Land purchases for the railway line and Bexbach station began in 1845. A single-track line was completed to Bexbach in the summer of 1848 and one year later it was extended to the border at Wellesweiler. A year later, the line was connected to the Heinitz colliery on Prussian territory. The most important reason for the construction of the entire line was the transport of coal from the mines located on Bavarian territory in Bexbach, St. Ingbert and (later) also Frankenholz.

For many years coal was transported from the mines to Bexbach station in horse carts and later from Frankenholz by ropeway conveyor. With the closure of the Bexbach and Frankenholz pits in 1959, freight traffic at the Bexbach station drastically declined. Today there are two through tracks, three shunting tracks and a siding with a total of 13 sets of points. The goods shed was built in 1872/73.

In addition, Bexbach station was of great strategic importance as it was the area of the Franco-Prussian War of 1870-71. At the north end of the station, a 500-metre-long loading ramp was built in 1870, which was able to unload more than 50 troop trains a day in the First World War. An equally long loading dock was built in Limbach bei Homburg (Saar) on the Rohrbach–Homburg (Saar) railway and in Blieskastel-Lautzkirchen on the Landau–Rohrbach railway. The line was electrified in 1966.

In the course of the Second World War, work started in 1939 on building a strategic railway from Waldmohr-Jägersburg station on the Glan Valley Railway (Glantalbahn) to Bexbach, bypassing Homburg. This work was abandoned in May 1940.

== Entrance building==

Originally the two-storey entrance building was built as a simple rectangular building in the Rundbogenstil ("round arch style") similar to those of Kaiserslautern (1848) and Frankenthal (1853). The original plans of the ground plan are no longer available, but recent plans suggest that a central corridor from the "house platform" must have existed from the establishments of the station forecourt. There were ticket office and other offices on the right (east) side. On the left side, a narrow corridor led to the baggage handling and the waiting rooms. The larger of the two was for the 1st and 2nd classes and included a restaurant. At the end of the corridor was the waiting room for the 3rd and 4th classes, which also included a restaurant. The latter room was a separate extension and was accessible through two doors from the street side and the platform. Later in the history of the building all the waiting rooms were removed and replaced by a large hall. The cast iron canopy of the house platform was built around the turn of the century, but it was removed at the latest in the early 1980s during one of the many modifications of the station.

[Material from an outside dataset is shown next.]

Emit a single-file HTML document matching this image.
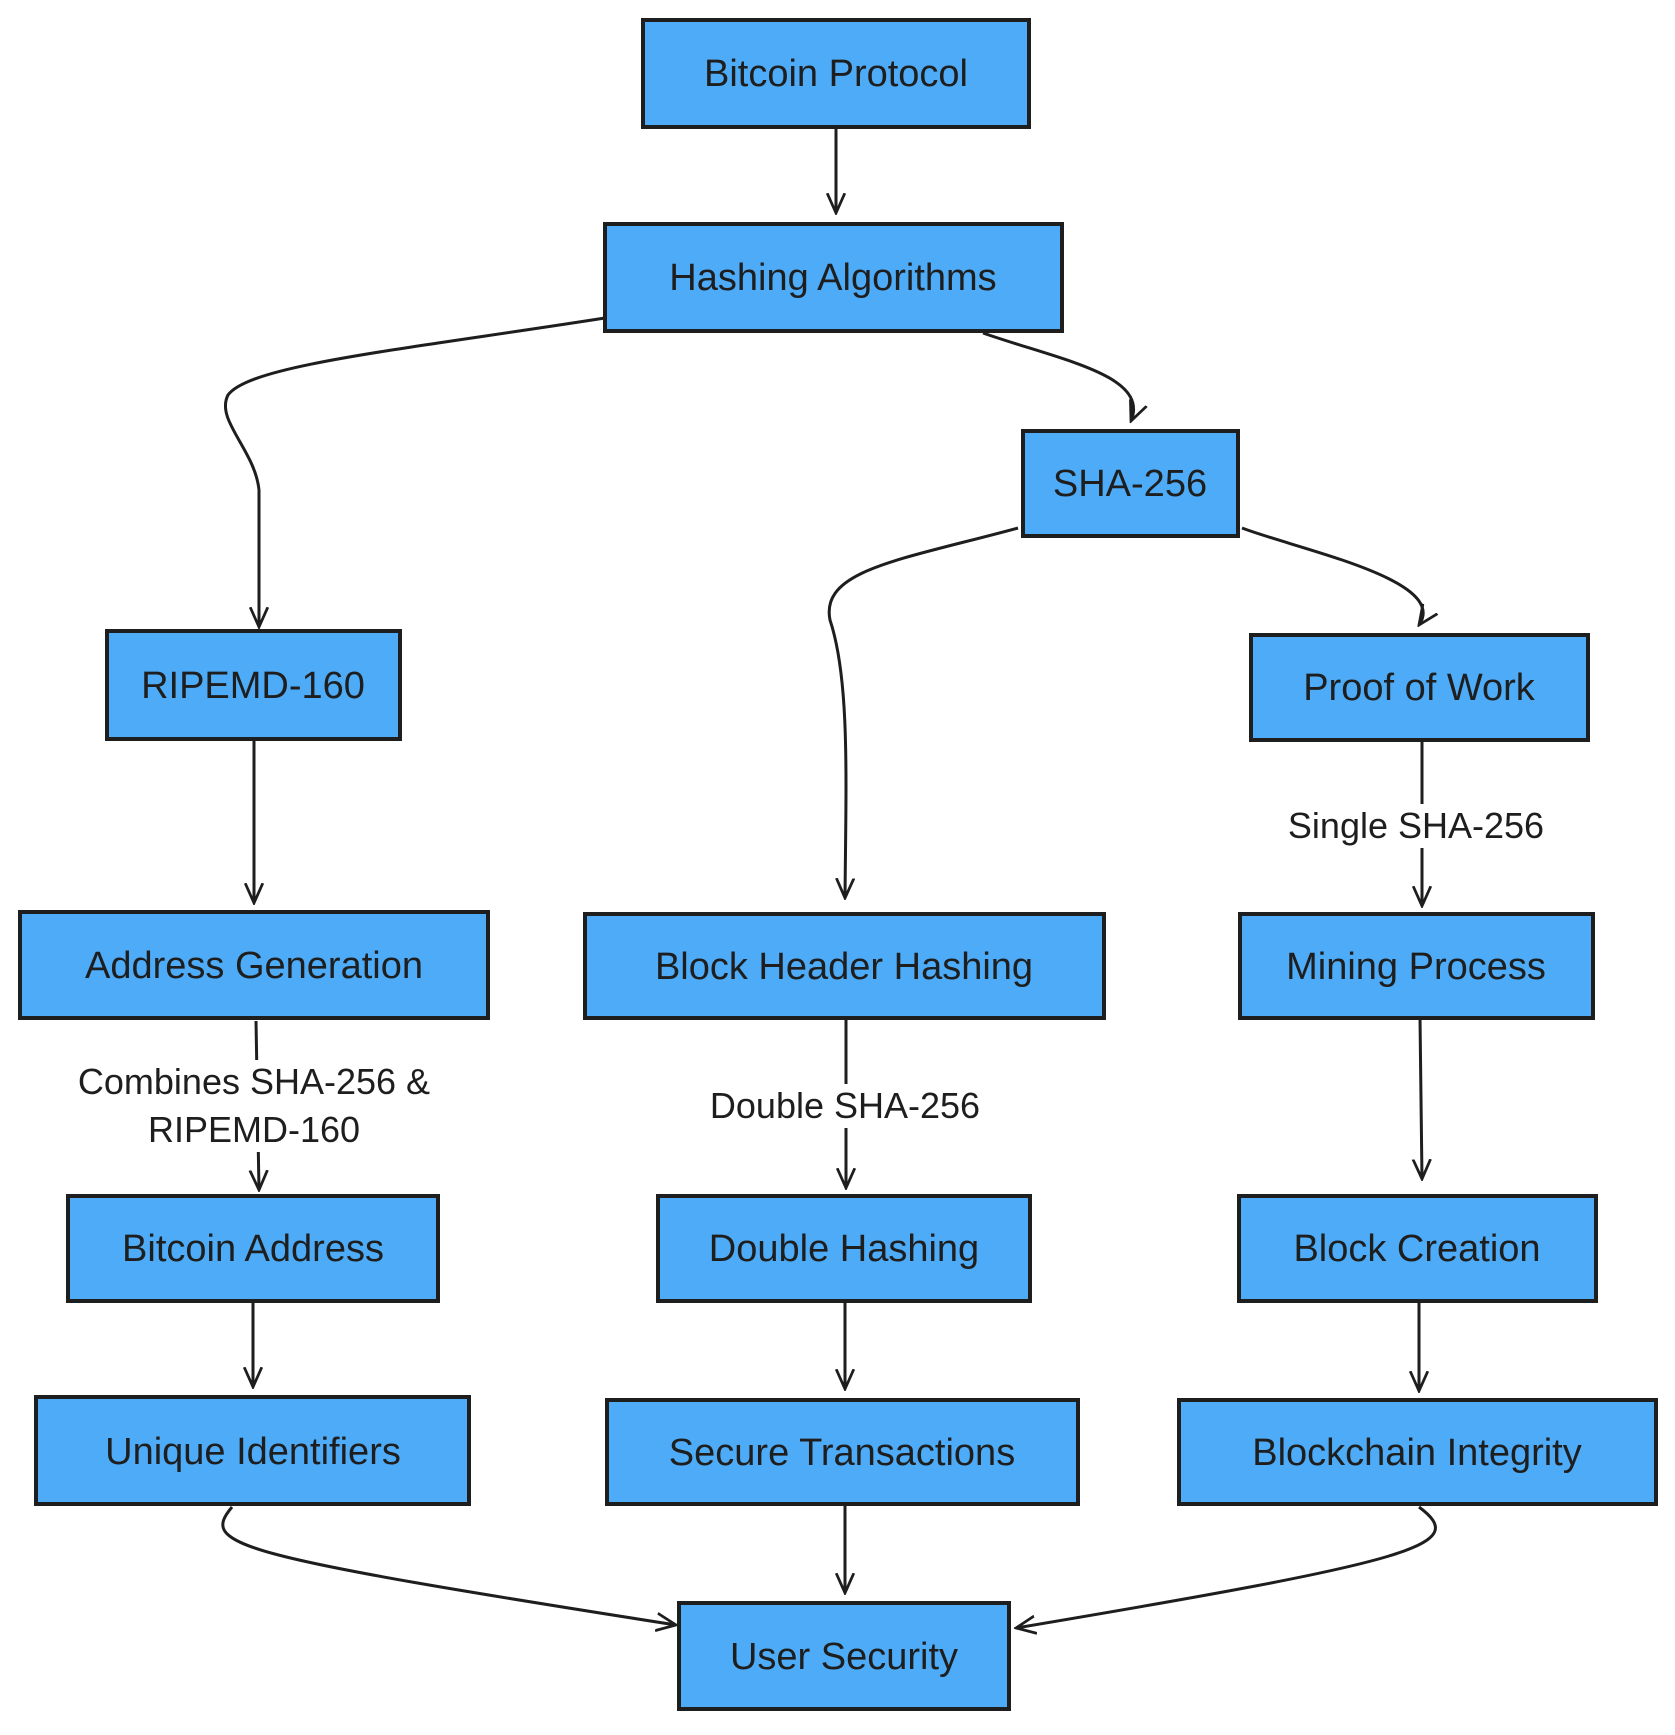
<!DOCTYPE html>
<html><head><meta charset="utf-8"><style>
html,body{margin:0;padding:0;background:#fff}
svg text{font-family:"Liberation Sans",sans-serif;fill:#1e1e1e}
</style></head><body>
<svg width="1675" height="1730" viewBox="0 0 1675 1730" xmlns="http://www.w3.org/2000/svg">
<defs>
<marker id="a" viewBox="0 0 20 20" refX="18" refY="10" markerWidth="22" markerHeight="22" markerUnits="userSpaceOnUse" orient="auto">
<path d="M0,2 L18,10 L0,18" fill="none" stroke="#1e1e1e" stroke-width="2.5"/>
</marker>
</defs>
<g fill="none" stroke="#1e1e1e" stroke-width="3" marker-end="url(#a)">
<path d="M836,127 L836,213"/>
<path d="M605,318 C400,350 250,365 228,395 C215,420 255,450 259,490 L259,627"/>
<path d="M983,333 C1060,360 1150,375 1131,421"/>
<path d="M1018,528 C900,560 820,570 830,620 C850,680 846,780 845,898"/>
<path d="M1242,528 C1300,550 1450,580 1419,625"/>
<path d="M254,740 L254,903"/>
<path d="M1422,742 L1422,906"/>
<path d="M256,1021 L259,1190"/>
<path d="M846,1018 L846,1188"/>
<path d="M1420,1018 L1422,1179"/>
<path d="M253,1300 L253,1387"/>
<path d="M845,1300 L845,1389"/>
<path d="M1419,1300 L1419,1391"/>
<path d="M845,1504 L845,1593"/>
<path d="M232,1507 C200,1545 230,1555 676,1625"/>
<path d="M1419,1507 C1470,1545 1420,1560 1016,1628"/>
</g>
<g fill="#fff" stroke="none">
<rect x="50" y="1060" width="410" height="92"/>
<rect x="680" y="1084" width="330" height="44"/>
<rect x="1266" y="804" width="300" height="44"/>
</g>
<g font-size="36" text-anchor="middle">
<text x="254" y="1094">Combines SHA-256 &amp;</text>
<text x="254" y="1142">RIPEMD-160</text>
<text x="845" y="1118">Double SHA-256</text>
<text x="1416" y="838">Single SHA-256</text>
</g>
<g fill="#4dabf7" stroke="#1e1e1e" stroke-width="4">
<rect x="643" y="20" width="386" height="107"/>
<rect x="605" y="224" width="457" height="107"/>
<rect x="1023" y="431" width="215" height="105"/>
<rect x="107" y="631" width="293" height="108"/>
<rect x="1251" y="635" width="337" height="105"/>
<rect x="20" y="912" width="468" height="106"/>
<rect x="585" y="914" width="519" height="104"/>
<rect x="1240" y="914" width="353" height="104"/>
<rect x="68" y="1196" width="370" height="105"/>
<rect x="658" y="1196" width="372" height="105"/>
<rect x="1239" y="1196" width="357" height="105"/>
<rect x="36" y="1397" width="433" height="107"/>
<rect x="607" y="1400" width="471" height="104"/>
<rect x="1179" y="1400" width="477" height="104"/>
<rect x="679" y="1603" width="330" height="106"/>
</g>
<g font-size="38" text-anchor="middle">
<text x="836" y="86">Bitcoin Protocol</text>
<text x="833" y="290">Hashing Algorithms</text>
<text x="1130" y="496">SHA-256</text>
<text x="253" y="698">RIPEMD-160</text>
<text x="1419" y="700">Proof of Work</text>
<text x="254" y="978">Address Generation</text>
<text x="844" y="979">Block Header Hashing</text>
<text x="1416" y="979">Mining Process</text>
<text x="253" y="1261">Bitcoin Address</text>
<text x="844" y="1261">Double Hashing</text>
<text x="1417" y="1261">Block Creation</text>
<text x="253" y="1464">Unique Identifiers</text>
<text x="842" y="1465">Secure Transactions</text>
<text x="1417" y="1465">Blockchain Integrity</text>
<text x="844" y="1669">User Security</text>
</g>
</svg>
</body></html>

Further renovations took place in the early 1960s and 1977 and the character of the building has largely been destroyed, similar to other Saarland station buildings such as in Luisenthal, Bous, Rohrbach, Lebach and many others. Today, the station building is no longer accessible for public transport operations.

== Current condition==

There are only minimal service facilities at the station and the station is not adapted for accessibility. In the second half of 2011, the platform was equipped with a dynamic platform display.